── Data supplied ──

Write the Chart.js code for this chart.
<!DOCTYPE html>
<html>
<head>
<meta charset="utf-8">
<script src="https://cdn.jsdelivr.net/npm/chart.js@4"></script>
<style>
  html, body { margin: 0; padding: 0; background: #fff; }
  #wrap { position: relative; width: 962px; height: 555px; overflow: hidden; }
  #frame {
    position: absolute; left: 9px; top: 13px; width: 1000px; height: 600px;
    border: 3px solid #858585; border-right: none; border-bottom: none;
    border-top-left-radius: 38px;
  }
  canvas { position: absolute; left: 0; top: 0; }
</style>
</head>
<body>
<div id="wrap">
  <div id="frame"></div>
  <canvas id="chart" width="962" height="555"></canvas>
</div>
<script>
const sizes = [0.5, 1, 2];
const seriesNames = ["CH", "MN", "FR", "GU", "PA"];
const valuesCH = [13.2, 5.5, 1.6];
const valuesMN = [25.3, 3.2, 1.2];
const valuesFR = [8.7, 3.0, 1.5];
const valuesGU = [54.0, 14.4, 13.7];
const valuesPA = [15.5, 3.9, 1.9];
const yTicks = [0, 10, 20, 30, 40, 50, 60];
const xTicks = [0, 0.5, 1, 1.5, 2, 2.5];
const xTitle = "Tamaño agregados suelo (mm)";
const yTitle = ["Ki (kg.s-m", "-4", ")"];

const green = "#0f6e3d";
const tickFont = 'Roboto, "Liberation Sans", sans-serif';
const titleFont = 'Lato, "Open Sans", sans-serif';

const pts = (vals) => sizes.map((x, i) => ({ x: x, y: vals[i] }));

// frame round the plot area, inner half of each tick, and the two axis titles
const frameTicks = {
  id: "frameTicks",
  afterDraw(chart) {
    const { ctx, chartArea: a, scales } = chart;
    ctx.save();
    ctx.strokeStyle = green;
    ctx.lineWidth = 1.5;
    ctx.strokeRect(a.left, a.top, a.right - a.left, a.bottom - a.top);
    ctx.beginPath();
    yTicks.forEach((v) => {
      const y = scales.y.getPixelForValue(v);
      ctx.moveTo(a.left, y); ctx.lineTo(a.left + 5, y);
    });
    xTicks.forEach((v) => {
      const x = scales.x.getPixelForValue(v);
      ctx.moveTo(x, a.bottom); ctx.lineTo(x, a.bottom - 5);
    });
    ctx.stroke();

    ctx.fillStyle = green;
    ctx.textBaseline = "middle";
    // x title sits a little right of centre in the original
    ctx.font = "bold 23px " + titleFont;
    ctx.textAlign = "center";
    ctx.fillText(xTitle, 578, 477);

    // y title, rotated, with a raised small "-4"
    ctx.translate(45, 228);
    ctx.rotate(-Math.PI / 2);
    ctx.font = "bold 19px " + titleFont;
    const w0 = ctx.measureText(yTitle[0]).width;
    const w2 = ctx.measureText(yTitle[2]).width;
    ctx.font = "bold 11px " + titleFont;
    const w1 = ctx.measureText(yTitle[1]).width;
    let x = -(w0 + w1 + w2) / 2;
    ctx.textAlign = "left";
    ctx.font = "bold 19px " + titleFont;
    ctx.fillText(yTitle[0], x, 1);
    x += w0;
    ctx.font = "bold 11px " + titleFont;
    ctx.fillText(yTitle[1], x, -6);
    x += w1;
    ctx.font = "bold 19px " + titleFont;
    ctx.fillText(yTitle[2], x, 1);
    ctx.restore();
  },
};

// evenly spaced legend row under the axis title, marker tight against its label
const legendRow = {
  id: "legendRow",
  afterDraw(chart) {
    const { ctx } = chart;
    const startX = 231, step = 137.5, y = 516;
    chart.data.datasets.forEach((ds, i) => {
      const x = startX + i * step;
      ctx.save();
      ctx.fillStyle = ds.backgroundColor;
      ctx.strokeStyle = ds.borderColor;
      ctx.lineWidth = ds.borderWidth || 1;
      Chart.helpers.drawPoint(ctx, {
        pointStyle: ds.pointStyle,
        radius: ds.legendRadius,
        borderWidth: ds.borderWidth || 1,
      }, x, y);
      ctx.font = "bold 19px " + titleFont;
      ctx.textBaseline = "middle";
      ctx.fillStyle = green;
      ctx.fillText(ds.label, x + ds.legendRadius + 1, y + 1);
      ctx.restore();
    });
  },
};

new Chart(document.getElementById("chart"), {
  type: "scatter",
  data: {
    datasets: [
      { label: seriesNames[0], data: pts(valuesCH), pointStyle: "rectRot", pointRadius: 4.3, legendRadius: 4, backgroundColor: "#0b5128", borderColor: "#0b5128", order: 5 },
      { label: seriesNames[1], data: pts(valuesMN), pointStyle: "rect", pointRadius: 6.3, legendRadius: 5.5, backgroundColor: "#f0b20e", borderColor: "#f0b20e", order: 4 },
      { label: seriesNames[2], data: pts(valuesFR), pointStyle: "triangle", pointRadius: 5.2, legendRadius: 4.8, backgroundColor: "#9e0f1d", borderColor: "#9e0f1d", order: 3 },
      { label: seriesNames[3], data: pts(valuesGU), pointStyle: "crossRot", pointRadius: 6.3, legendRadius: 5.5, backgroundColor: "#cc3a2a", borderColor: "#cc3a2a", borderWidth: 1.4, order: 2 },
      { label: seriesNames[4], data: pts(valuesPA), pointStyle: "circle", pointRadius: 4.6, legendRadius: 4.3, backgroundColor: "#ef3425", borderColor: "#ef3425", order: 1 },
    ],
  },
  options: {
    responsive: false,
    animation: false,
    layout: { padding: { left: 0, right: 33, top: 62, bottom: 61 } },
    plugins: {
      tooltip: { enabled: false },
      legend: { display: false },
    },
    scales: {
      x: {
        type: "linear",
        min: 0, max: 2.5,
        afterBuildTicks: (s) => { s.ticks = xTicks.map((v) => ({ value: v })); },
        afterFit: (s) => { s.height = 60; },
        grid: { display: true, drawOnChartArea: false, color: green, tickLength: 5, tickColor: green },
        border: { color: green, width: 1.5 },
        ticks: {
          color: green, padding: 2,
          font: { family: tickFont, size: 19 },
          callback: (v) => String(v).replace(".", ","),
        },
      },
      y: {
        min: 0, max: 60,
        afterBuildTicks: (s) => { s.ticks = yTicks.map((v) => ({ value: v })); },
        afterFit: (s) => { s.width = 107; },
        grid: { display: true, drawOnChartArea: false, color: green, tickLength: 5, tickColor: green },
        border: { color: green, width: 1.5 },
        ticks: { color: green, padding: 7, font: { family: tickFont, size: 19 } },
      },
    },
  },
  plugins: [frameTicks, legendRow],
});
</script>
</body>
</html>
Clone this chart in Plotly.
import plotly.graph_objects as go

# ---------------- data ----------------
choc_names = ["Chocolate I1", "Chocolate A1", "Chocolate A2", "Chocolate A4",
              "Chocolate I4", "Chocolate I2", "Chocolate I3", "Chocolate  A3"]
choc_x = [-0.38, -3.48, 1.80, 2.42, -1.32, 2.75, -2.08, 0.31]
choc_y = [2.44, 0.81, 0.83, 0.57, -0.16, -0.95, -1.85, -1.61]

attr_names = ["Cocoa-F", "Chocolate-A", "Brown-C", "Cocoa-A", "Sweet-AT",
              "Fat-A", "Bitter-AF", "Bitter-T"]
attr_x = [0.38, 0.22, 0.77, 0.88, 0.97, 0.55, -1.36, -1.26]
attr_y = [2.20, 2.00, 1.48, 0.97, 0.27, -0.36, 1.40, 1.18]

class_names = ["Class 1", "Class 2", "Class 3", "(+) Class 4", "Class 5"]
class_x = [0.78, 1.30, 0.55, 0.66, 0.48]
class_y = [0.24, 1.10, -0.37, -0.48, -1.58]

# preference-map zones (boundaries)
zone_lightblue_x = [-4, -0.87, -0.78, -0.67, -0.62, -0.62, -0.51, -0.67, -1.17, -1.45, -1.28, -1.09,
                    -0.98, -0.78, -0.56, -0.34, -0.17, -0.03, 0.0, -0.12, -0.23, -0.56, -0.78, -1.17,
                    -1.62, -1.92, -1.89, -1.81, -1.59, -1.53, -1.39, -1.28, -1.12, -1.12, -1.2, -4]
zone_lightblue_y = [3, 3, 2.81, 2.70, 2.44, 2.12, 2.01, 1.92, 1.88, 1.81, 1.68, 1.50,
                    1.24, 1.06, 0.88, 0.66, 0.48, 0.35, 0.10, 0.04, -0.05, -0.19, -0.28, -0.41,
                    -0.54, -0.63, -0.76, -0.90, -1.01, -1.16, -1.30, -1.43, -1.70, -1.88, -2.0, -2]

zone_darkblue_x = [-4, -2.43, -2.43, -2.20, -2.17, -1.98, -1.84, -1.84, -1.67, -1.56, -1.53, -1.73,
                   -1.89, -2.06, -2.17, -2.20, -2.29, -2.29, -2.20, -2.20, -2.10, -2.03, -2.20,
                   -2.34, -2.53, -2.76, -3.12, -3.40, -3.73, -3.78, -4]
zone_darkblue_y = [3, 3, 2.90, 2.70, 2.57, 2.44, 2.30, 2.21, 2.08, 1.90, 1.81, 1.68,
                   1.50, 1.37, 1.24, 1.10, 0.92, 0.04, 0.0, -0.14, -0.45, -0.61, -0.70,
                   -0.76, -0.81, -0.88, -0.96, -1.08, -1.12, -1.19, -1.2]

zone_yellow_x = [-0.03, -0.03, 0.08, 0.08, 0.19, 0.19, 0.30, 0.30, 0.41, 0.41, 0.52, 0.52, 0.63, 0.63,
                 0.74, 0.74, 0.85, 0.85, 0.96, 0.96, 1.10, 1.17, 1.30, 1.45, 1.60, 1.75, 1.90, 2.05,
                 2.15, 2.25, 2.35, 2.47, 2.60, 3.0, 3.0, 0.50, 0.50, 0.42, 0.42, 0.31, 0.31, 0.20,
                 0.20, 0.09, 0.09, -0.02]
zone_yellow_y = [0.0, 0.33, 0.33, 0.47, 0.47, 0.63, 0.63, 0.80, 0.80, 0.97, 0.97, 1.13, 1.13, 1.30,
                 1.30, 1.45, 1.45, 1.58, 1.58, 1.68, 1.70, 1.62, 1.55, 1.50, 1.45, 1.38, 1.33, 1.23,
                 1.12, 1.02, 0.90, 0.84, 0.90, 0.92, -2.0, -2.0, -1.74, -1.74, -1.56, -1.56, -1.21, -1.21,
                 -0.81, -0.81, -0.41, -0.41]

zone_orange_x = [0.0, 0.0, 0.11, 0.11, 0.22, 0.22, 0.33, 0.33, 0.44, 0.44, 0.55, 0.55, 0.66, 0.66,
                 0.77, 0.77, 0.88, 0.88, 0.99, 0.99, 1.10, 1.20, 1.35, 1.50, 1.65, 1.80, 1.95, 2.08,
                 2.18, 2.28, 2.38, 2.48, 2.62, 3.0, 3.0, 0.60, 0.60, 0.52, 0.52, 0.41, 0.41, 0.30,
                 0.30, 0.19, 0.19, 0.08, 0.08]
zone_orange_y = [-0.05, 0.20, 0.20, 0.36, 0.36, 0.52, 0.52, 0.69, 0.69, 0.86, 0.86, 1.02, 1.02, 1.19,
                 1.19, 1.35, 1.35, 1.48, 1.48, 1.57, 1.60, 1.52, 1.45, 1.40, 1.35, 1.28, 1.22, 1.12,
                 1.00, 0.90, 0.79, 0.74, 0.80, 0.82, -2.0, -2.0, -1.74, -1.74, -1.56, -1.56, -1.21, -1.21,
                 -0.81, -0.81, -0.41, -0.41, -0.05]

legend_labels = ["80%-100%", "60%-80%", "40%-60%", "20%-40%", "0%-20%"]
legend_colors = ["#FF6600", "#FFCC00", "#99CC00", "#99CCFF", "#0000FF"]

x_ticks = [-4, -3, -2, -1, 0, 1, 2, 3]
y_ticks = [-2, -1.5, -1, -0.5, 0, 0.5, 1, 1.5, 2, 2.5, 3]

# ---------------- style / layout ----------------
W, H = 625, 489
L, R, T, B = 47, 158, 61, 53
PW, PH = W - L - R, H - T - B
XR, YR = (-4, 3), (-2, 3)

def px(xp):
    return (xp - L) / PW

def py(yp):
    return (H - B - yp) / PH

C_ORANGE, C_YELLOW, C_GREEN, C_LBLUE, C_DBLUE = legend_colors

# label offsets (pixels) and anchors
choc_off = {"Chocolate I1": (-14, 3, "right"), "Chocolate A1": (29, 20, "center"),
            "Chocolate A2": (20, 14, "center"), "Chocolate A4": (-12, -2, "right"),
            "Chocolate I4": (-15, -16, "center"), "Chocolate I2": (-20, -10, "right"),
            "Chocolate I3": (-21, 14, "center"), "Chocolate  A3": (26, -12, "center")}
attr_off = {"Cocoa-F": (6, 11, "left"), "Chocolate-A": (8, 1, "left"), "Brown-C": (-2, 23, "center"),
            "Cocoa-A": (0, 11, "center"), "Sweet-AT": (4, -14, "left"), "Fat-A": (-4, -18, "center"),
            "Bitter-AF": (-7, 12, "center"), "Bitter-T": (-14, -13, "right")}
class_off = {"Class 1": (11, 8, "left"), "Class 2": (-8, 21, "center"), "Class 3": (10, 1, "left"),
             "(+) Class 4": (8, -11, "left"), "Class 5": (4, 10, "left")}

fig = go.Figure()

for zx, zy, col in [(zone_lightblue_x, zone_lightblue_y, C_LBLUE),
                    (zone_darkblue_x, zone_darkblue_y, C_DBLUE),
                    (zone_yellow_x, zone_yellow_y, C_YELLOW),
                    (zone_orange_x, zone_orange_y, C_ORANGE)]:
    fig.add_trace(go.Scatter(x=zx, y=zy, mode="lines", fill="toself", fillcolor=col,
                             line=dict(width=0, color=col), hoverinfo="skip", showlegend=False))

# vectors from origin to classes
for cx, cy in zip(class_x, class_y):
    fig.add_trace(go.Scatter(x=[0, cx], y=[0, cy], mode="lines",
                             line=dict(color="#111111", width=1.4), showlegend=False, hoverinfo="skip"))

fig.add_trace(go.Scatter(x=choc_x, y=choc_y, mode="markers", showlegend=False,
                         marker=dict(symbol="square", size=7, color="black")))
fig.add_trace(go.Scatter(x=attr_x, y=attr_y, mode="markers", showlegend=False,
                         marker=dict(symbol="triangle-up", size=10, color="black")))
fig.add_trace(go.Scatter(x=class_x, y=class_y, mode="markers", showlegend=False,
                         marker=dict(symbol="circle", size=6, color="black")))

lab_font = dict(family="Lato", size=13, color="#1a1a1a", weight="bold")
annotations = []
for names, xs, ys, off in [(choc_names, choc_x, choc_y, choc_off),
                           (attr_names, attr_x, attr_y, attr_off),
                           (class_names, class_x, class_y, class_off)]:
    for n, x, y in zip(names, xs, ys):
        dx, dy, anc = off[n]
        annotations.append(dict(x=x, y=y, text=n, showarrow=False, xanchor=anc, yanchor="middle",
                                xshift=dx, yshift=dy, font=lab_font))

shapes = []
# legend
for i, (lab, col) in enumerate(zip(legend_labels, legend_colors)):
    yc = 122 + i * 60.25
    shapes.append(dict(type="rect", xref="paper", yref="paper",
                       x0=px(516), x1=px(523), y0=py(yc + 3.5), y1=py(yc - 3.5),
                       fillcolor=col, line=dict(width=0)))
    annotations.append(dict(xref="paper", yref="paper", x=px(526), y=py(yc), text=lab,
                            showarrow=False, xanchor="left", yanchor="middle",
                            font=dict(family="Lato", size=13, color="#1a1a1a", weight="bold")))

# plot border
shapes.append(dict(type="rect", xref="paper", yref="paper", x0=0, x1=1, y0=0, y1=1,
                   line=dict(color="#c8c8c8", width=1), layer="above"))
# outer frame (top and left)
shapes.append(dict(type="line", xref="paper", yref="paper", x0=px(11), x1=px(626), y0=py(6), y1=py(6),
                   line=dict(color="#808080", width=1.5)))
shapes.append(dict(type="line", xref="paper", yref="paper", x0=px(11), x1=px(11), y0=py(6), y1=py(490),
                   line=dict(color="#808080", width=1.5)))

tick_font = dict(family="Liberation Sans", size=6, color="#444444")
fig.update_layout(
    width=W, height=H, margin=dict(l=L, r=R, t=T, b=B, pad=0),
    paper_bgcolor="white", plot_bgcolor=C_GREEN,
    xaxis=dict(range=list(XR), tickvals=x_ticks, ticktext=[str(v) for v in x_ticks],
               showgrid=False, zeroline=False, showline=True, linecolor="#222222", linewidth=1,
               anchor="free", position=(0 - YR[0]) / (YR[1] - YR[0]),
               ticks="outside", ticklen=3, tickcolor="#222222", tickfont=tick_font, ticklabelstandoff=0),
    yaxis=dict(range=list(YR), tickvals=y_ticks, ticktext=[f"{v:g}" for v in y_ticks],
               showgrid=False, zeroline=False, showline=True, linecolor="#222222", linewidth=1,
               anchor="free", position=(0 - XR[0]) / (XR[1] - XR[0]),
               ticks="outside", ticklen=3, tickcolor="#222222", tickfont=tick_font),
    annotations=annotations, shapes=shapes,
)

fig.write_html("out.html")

───

● **Exercise**
What is wanted is an exact copy of the lines from the line containing "Clone this chart in Plotly." to the line containing "choc_y = [2.44, 0.81, 0.83, 0.57, -0.16, -0.95, -1.85, -1.61]", both lines included, and of no other line.

● **Final result**
Clone this chart in Plotly.
import plotly.graph_objects as go

# ---------------- data ----------------
choc_names = ["Chocolate I1", "Chocolate A1", "Chocolate A2", "Chocolate A4",
              "Chocolate I4", "Chocolate I2", "Chocolate I3", "Chocolate  A3"]
choc_x = [-0.38, -3.48, 1.80, 2.42, -1.32, 2.75, -2.08, 0.31]
choc_y = [2.44, 0.81, 0.83, 0.57, -0.16, -0.95, -1.85, -1.61]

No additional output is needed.